I love going to bad movies. Not just the run-of-the-mill bad movies, but the ones that Ebert and Roepper chopped their thumbs off. The ones they use for torture in terrorist death camps. Those are the movies I like to go see. You know why? Because if something is bad, I can talk to the people there with me about how bad it is. It’s hilarious. It’s like, “Hey, ths movie is awful, isn’t it?” “Yeah, it sucks.” And eventually, we go get our money back, not sit through the entire thing because I don’t give a shit how it ends. All I care about it having the whole theater to myself. I like to throw candy all over the place and yell random stuff out. I remember when I went to go see, My Big Fat Greek Wedding. What an awful movie! I couldn’t believe how bad it was. And then there’s Taladega Knights. Oh, my God, was it awful. I spent the whole movie laughing at how bad the plots and just how bad the acting was. It was funny because it wasn’t funny at all. I spent more time complaining at how bad it was, it made me laugh. I hate people who actually like those movies, though. I think I know what it is. They’re trying to justify spending the money to go see it. That’s a bunch of total crap. If you didn’t like it, don’t lie to yourself and say you did just to make the expense sensical.
I love going to bad movies, though. Ones that people wouldn’t ever even bother going to, ever. Although, the value of renting bad movies is pretty good as well. Like if you were ever to rent Master of Disguise, you’ll know what I’m talking about. The worst movie, ever, I think. So bad and so worthless you had to laugh at the sheer volume of it, that someone would actually think this thing up and actually think it would do well at the box office. That’s the real comedy in it all.
I also hate people who say that generic products taste just as good as the name brand ones. Like at a supermarket they have too versions of Frosted Flakes. One of them is the Kellogg’s brand, and Tony the Tiger says, “They’re great!” On the generic brand they have a cockroach saying, “They’re okay!” And it’s a smaller box. And they taste terrible. Then there’s the people who say, “They taste the same.” You know what the name for those people is? Cheap bastard. But stores are going to the absolute limit. They actually have a generic brand of Gogurt and Triscuits. Can you believe this? The Gogurt is called “Grab ‘Ems” and the Triscuits are called “Wheat ‘Ems.” How stupid is that? They feel they have to compete with those companies, too? I’m waiting for generic caviar or something. Mmm mmm, the taste of generic fish eggs for 99 cents.
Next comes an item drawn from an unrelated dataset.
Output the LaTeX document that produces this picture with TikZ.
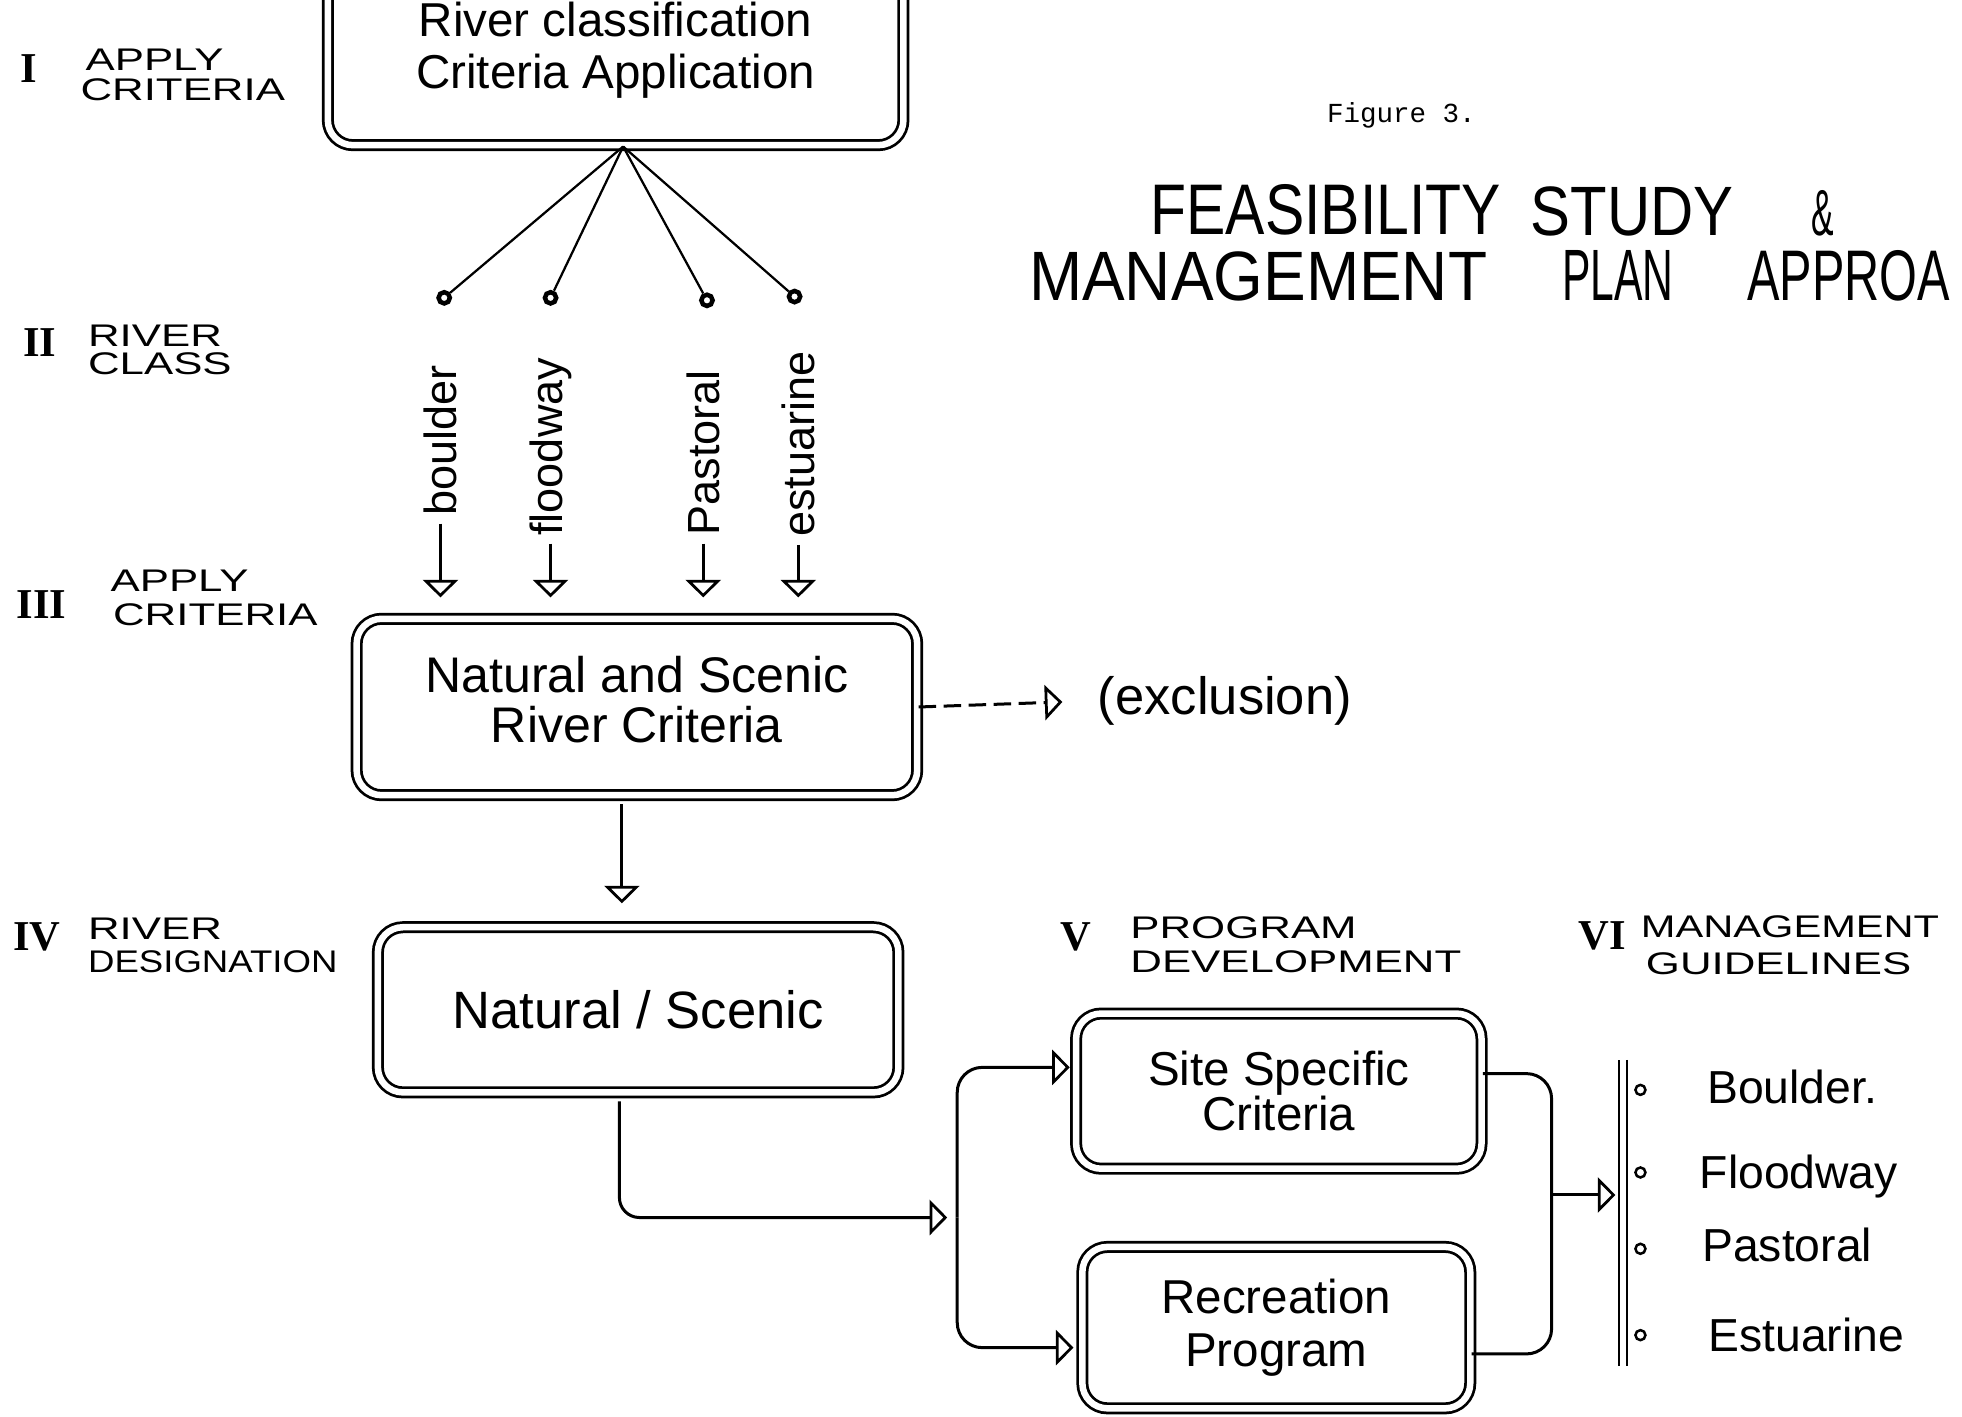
\documentclass[tikz,border=0pt]{standalone}
\usepackage{fontspec}
\setmainfont{Liberation Sans}
\newfontfamily\numfont{Liberation Serif}
\newfontfamily\typefont{Liberation Mono}
\newfontfamily\widefont[FakeStretch=1.4]{Liberation Sans}
\newfontfamily\midfont[FakeStretch=1.17]{Liberation Sans}
\newfontfamily\mgmtfont[FakeStretch=1.33]{Liberation Sans}
\usetikzlibrary{arrows.meta}
\begin{document}
\begin{tikzpicture}[x=0.5pt, y=-0.5pt,
  ln/.style={line width=1.2pt},
  thin ln/.style={line width=0.9pt},
  arr/.style={line width=1.2pt, -{Triangle[open, width=14pt, length=7pt, line width=1.1pt]}},
  dbox/.style={draw, line width=1.1pt, double, double distance=2.6pt, rounded corners=10pt, align=center, inner sep=0pt},
  steplbl/.style={font=\widefont\fontsize{12.5}{12.5}\selectfont, anchor=base west, inner sep=0pt},
  numlbl/.style={font=\numfont\bfseries\fontsize{17}{17}\selectfont, anchor=base west, inner sep=0pt},
  titleword/.style={anchor=base west, inner sep=0pt},
  rotlbl/.style={rotate=90, font=\fontsize{18}{18}\selectfont, inner sep=1pt},
  classdot/.style={circle, draw, line width=1.8pt, minimum size=4.5pt, inner sep=0pt},
  guidedot/.style={circle, draw, line width=1pt, minimum size=4pt, inner sep=0pt},
  guideitem/.style={font=\fontsize{18.5}{18.5}\selectfont, anchor=base west, inner sep=0pt}
]
\useasboundingbox (0,0) rectangle (1568,1132);
\clip (0,0) rectangle (1568,1132);

% boxes
\node[dbox, minimum width=230pt, minimum height=76pt, font=\fontsize{19}{21}\selectfont] (topbox) at (492,40) {River classification\\Criteria Application};
\node[dbox, minimum width=224pt, minimum height=70.5pt, font=\fontsize{20}{20.5}\selectfont] (boxcrit) at (509,565) {\raisebox{5pt}{\begin{tabular}{@{}c@{}}Natural and Scenic\\[-1pt]River Criteria\end{tabular}}};
\node[dbox, minimum width=208pt, minimum height=66pt, font=\fontsize{21}{21}\selectfont] (boxdes) at (510,807) {Natural / Scenic};
\node[dbox, minimum width=162pt, minimum height=62pt, font=\fontsize{19}{18}\selectfont] (boxsite) at (1022,872) {Site Specific\\Criteria};
\node[dbox, minimum width=155pt, minimum height=64.5pt, font=\fontsize{19}{21}\selectfont] (boxrec) at (1020,1061) {Recreation\\Program};

% title
\node[font=\typefont\fontsize{11}{11}\selectfont, inner sep=0pt] (fig) at (1120,92) {Figure 3.};
\node[titleword] (t1a) at (919,187) {\resizebox{140pt}{20pt}{FEASIBILITY}};
\node[titleword] (t1b) at (1223,188) {\resizebox{81pt}{19.5pt}{STUDY}};
\node[titleword] (t1c) at (1447,188) {\resizebox{9pt}{18pt}{\&}};
\node[titleword] (t2a) at (822,240) {\resizebox{183pt}{19.5pt}{MANAGEMENT}};
\node[titleword] (t2b) at (1248,240) {\resizebox{44.5pt}{20pt}{PLAN}};
\node[titleword] (t2c) at (1396,240) {\resizebox{81pt}{20pt}{APPROA}};

% step labels
\node[numlbl] (n1) at (16,66) {I};
\node[steplbl] (l1a) at (68,56) {APPLY};
\node[steplbl] (l1b) at (64,80) {CRITERIA};
\node[numlbl] (n2) at (18,285) {II};
\node[steplbl] (l2a) at (70,277) {RIVER};
\node[steplbl] (l2b) at (70,299) {CLASS};
\node[numlbl] (n3) at (13,494) {III};
\node[steplbl] (l3a) at (88,473) {APPLY};
\node[steplbl] (l3b) at (90,500) {CRITERIA};
\node[numlbl] (n4) at (10,760) {IV};
\node[steplbl] (l4a) at (70,751) {RIVER};
\node[steplbl, font=\midfont\fontsize{12.5}{12.5}\selectfont] (l4b) at (70,777) {DESIGNATION};
\node[numlbl] (n5) at (847,760) {V};
\node[steplbl] (l5a) at (903,750) {PROGRAM};
\node[steplbl] (l5b) at (903,777) {DEVELOPMENT};
\node[numlbl] (n6) at (1261,759) {VI};
\node[steplbl, font=\mgmtfont\fontsize{12.5}{12.5}\selectfont] (l6a) at (1311,749) {MANAGEMENT};
\node[steplbl] (l6b) at (1315,779) {GUIDELINES};

% fan to river classes
\coordinate (fan) at ([xshift=3pt]topbox.south);
\node[classdot] (d1) at (355,238) {};
\node[classdot] (d2) at (440,238) {};
\node[classdot] (d3) at (565,240) {};
\node[classdot] (d4) at (635,237) {};
\foreach \d in {d1,d2,d3,d4} \draw[thin ln] (fan) -- (\d);

% class labels and arrows
\node[rotlbl] (cb) at (352,352) {boulder};
\node[rotlbl] (cf) at (440,357) {floodway};
\node[rotlbl] (cp) at (562,362) {Pastoral};
\node[rotlbl] (ce) at (638,355) {estuarine};
\foreach \c in {cb,cf,cp,ce}
  \draw[arr, shorten <=2pt, shorten >=8pt] (\c.west) -- (\c.west |- boxcrit.north);

% exclusion
\node[anchor=west, inner sep=0pt, font=\fontsize{21}{21}\selectfont] (excl) at (877,560) {(exclusion)};
\draw[arr, dash pattern=on 7pt off 3pt, shorten >=14pt] (boxcrit.east) -- (excl.west);

% criteria -> designation
\draw[arr, shorten <=3pt, shorten >=9pt] ([xshift=-6pt]boxcrit.south) -- ([xshift=-6pt]boxcrit.south |- boxdes.north);

% designation -> program development
\coordinate (split) at (765,973);
\draw[arr, rounded corners=8pt, shorten <=3pt, shorten >=4pt] ([xshift=-7.5pt]boxdes.south) |- (split);
\draw[arr, rounded corners=10pt, shorten >=2pt] (split) |- ([yshift=9.5pt]boxsite.west);
\draw[arr, rounded corners=10pt, shorten >=3pt] (split) |- ([yshift=-8pt]boxrec.west);

% program development -> guidelines
\coordinate (rb) at (1240,955);
\coordinate (gtop) at (1297,847);
\coordinate (gbot) at (1297,1092);
\draw[ln, rounded corners=10pt] ([yshift=7pt]boxsite.east) -| (rb) |- ([yshift=-10.5pt]boxrec.east);
\draw[arr, shorten >=3pt] (rb) -- (rb -| gtop);
\draw[line width=0.8pt, double, double distance=2.5pt] (gtop) -- (gbot);

% guidelines list
\node[guidedot] (g1) at (1311,871) {};
\node[guidedot] (g2) at (1311,937) {};
\node[guidedot] (g3) at (1311,998) {};
\node[guidedot] (g4) at (1311,1067) {};
\node[guideitem] (i1) at (1364,882) {Boulder.};
\node[guideitem] (i2) at (1358,950) {Floodway};
\node[guideitem] (i3) at (1360,1008) {Pastoral};
\node[guideitem] (i4) at (1365,1080) {Estuarine};
\end{tikzpicture}
\end{document}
I can’t wait until I get a hammock, though. That is going to be so sweet. I can just relax in it all day. It’s like the ultimate relaxation furniture, if that’s what it’s classified as. I wonder how much they cost, because I hear they’re pretty popular. If I could get one that’s really comfortable, like the ones they make in Mexico, I’d be all set. I had a friend in colllege who had his own dorm room and he had a gigantic hammock in there. I was like, “Hot deal, man. That’s awesome.” What’s better than having one. It’s so much better than stressing my back in a chair. I’m going to check some prices on one and I’ll get one if it’s not too expensive. I don’t need an iPod, I need a hammock. Then I can practice Hammockology and become fucking awesome. Well, let me know if you know how much a hammock costs. I’m sure I can get a good one for less than $200 dollars. But we’ll see. See you later, peace.